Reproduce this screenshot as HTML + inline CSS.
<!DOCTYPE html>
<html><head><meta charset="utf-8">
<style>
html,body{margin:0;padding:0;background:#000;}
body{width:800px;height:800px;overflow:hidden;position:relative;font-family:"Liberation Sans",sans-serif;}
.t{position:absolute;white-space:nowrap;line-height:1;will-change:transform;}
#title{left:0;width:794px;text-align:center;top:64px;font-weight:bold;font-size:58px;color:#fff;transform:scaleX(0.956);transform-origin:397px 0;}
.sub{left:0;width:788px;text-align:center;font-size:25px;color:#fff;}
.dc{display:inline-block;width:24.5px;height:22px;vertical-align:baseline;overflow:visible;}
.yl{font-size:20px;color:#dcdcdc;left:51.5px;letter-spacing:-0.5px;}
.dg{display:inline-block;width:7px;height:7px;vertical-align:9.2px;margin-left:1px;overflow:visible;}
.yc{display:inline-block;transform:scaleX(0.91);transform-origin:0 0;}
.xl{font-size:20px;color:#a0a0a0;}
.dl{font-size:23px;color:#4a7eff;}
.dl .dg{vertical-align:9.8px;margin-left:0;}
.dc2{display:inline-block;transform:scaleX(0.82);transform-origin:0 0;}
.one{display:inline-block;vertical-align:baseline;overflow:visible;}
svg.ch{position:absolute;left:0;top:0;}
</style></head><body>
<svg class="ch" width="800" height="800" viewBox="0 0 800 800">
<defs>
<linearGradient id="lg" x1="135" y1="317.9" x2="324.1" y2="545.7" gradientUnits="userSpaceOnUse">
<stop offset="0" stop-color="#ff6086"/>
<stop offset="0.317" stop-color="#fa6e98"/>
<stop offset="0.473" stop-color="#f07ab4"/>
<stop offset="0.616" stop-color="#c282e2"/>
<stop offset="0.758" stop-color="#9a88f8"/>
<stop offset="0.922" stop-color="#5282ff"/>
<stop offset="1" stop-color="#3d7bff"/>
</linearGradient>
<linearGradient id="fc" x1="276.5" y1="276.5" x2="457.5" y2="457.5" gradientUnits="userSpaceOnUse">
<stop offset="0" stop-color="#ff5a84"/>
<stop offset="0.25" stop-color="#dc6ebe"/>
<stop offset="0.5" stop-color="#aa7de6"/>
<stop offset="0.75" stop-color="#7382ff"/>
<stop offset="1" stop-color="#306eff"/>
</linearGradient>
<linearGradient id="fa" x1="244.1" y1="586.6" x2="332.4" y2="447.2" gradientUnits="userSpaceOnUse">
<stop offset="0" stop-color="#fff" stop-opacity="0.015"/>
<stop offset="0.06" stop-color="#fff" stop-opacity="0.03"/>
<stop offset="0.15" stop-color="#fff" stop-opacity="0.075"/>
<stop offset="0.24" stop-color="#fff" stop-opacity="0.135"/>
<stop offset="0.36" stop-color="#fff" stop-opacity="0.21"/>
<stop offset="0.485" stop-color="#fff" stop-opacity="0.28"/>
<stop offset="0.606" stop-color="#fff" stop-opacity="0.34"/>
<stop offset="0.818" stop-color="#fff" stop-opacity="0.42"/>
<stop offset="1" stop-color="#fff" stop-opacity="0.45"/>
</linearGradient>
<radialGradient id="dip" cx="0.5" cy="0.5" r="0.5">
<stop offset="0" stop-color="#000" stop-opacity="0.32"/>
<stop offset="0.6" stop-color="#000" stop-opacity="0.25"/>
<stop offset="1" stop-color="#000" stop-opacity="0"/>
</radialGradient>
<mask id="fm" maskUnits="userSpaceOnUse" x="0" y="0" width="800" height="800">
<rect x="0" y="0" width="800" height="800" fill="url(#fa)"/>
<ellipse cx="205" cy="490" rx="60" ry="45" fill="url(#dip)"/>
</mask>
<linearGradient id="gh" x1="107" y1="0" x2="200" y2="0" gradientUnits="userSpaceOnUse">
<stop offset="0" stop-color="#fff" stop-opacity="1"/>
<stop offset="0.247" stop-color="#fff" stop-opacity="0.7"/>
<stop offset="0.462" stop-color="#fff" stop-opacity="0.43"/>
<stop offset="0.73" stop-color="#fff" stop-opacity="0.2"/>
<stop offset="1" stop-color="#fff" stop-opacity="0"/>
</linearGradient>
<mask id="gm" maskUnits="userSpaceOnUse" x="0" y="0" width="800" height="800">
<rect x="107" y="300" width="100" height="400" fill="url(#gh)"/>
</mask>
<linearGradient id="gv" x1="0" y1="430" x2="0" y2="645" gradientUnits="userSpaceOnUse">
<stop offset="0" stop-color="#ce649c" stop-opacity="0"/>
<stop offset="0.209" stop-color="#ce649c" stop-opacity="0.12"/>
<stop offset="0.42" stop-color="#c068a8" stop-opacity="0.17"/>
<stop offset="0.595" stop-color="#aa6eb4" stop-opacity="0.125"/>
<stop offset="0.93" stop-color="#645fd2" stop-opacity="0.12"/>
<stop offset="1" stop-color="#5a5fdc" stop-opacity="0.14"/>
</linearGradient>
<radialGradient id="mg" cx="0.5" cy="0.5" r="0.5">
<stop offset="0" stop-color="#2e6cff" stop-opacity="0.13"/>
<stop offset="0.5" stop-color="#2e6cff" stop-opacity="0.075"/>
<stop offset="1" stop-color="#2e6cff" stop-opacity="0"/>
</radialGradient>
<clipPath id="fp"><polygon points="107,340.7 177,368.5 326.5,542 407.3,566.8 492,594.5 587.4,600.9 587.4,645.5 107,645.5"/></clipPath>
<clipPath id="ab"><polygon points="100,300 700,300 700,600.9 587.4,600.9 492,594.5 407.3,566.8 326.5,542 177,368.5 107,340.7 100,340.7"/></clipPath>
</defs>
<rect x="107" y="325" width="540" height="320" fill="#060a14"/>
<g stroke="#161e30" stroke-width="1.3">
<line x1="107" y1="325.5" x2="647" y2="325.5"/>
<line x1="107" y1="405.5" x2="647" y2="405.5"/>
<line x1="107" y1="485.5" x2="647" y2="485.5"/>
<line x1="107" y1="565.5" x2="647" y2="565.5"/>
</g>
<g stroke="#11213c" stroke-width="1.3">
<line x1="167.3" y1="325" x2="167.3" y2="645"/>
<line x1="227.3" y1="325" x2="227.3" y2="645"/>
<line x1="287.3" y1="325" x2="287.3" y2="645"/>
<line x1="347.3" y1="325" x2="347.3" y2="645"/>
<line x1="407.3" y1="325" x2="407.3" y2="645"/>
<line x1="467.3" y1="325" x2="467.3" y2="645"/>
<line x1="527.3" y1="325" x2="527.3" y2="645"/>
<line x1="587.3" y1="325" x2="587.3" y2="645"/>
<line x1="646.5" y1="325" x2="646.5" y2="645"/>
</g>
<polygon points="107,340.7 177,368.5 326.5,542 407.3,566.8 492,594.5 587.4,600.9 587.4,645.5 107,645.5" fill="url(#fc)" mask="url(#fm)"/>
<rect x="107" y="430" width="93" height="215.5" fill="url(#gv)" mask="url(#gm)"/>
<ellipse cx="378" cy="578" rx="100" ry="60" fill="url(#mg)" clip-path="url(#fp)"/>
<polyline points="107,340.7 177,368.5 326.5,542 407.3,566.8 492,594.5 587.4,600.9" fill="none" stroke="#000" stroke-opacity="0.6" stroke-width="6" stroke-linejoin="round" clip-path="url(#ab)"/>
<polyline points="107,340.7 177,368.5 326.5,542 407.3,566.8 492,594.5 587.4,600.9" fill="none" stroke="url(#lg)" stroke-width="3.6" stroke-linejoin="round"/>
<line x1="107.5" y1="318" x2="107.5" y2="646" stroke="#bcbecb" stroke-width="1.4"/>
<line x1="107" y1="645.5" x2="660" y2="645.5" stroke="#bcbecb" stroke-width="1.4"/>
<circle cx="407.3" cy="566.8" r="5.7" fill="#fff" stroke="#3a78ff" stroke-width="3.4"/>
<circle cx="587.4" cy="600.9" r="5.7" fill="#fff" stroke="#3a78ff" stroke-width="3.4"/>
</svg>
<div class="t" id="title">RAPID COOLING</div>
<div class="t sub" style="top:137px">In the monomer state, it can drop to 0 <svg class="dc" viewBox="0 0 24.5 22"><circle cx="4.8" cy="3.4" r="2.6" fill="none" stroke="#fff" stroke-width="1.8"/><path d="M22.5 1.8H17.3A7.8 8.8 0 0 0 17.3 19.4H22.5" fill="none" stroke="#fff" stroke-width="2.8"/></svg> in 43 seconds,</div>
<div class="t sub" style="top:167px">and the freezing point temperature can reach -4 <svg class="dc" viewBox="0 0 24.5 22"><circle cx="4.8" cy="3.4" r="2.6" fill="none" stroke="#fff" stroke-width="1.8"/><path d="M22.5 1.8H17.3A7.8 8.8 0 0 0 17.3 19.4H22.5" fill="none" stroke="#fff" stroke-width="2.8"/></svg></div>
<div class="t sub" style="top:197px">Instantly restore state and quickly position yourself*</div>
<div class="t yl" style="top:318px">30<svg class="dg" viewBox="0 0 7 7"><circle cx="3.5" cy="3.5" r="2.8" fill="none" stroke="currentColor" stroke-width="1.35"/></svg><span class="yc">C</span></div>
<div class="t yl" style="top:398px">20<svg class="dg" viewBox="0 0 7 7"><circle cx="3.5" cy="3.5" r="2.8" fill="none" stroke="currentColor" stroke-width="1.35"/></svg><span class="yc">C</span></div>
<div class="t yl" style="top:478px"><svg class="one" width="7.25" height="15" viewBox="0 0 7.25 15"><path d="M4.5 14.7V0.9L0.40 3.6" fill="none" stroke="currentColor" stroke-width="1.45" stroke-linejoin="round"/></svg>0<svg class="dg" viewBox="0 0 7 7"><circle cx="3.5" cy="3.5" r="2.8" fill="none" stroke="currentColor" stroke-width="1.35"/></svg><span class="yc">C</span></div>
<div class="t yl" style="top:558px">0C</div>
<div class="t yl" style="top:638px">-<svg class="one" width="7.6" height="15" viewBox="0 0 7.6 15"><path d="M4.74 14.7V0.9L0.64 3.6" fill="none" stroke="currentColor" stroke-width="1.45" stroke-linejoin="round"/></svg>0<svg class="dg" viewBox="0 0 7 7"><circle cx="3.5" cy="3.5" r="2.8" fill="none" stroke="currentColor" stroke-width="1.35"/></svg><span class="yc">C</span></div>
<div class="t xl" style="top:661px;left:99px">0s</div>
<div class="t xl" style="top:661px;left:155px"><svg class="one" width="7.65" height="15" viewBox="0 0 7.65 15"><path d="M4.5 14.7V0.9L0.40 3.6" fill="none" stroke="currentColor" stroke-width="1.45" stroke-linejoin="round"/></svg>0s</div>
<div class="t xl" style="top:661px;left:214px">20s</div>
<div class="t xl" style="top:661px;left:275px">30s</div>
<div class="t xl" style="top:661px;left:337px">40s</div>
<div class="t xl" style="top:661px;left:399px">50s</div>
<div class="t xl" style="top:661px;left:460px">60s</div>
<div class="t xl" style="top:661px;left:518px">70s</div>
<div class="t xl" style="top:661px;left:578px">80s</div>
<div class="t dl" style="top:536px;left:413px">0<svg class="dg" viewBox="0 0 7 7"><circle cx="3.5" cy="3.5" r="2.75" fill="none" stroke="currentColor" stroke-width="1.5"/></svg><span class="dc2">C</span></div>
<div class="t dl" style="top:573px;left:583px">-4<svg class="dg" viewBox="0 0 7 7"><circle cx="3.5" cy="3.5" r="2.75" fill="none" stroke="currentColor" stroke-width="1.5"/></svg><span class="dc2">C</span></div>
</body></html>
- - - -
Your task: Return each line of the data that contains the string "inline".

In response:
Reproduce this screenshot as HTML + inline CSS.
.dc{display:inline-block;width:24.5px;height:22px;vertical-align:baseline;overflow:visible;}
.dg{display:inline-block;width:7px;height:7px;vertical-align:9.2px;margin-left:1px;overflow:visible;}
.yc{display:inline-block;transform:scaleX(0.91);transform-origin:0 0;}
.dc2{display:inline-block;transform:scaleX(0.82);transform-origin:0 0;}
.one{display:inline-block;vertical-align:baseline;overflow:visible;}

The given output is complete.